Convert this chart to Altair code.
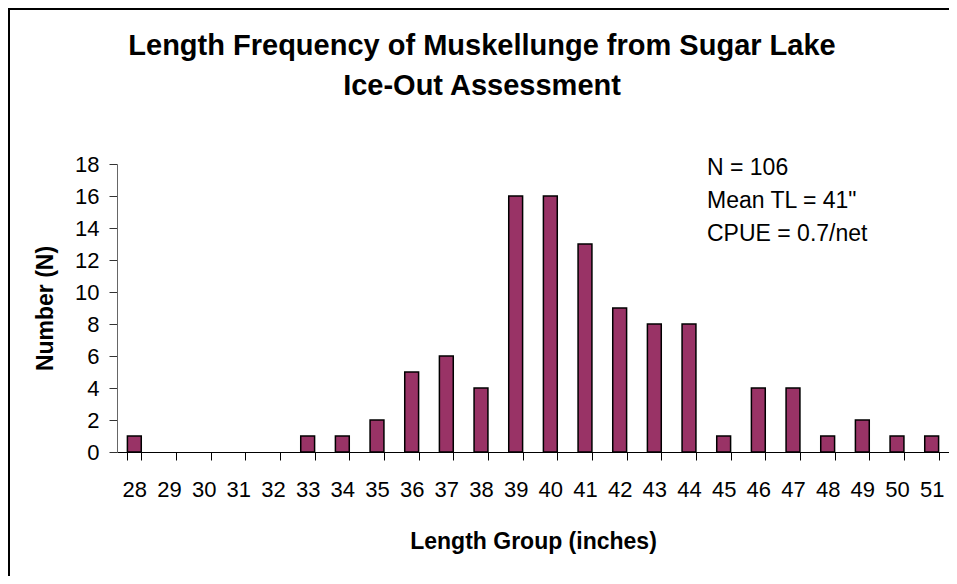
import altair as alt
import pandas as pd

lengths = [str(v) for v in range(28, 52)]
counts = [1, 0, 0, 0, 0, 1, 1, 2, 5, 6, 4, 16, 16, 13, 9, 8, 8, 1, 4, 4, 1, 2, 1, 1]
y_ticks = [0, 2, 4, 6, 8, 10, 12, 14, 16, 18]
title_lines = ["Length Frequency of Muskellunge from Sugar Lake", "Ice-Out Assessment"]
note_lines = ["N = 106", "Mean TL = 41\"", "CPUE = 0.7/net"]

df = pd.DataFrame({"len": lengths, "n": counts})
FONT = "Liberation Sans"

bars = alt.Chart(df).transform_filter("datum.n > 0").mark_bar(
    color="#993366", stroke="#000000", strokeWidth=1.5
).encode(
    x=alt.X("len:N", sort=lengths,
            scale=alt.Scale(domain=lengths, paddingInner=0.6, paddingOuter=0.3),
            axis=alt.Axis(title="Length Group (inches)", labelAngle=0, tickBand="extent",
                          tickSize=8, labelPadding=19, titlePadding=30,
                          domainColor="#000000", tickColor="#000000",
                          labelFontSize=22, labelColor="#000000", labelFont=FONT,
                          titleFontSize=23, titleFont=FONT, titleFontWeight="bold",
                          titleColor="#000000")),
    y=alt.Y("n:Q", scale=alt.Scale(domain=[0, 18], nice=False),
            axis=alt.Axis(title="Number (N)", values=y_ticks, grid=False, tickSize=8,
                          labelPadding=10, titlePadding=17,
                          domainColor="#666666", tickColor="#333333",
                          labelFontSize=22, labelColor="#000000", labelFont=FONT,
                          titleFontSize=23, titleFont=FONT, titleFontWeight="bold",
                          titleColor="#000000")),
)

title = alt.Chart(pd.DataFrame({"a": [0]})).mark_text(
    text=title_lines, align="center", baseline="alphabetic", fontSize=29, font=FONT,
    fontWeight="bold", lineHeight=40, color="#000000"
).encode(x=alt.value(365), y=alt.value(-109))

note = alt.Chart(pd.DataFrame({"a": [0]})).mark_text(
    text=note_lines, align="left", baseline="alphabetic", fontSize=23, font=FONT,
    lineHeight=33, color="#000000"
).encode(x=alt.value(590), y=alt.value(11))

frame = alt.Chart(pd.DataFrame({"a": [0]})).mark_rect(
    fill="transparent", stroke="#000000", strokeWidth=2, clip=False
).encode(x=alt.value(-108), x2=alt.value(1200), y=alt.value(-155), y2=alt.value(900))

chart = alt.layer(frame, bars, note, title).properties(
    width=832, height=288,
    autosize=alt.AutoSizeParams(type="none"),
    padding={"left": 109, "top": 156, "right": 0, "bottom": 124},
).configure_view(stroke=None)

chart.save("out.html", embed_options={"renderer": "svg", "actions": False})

Written problem: Leave out any pictures and return exactly the lines from the beginning of the data through the line with "import pandas as pd", inclusive.

Solution for this problem:
Convert this chart to Altair code.
import altair as alt
import pandas as pd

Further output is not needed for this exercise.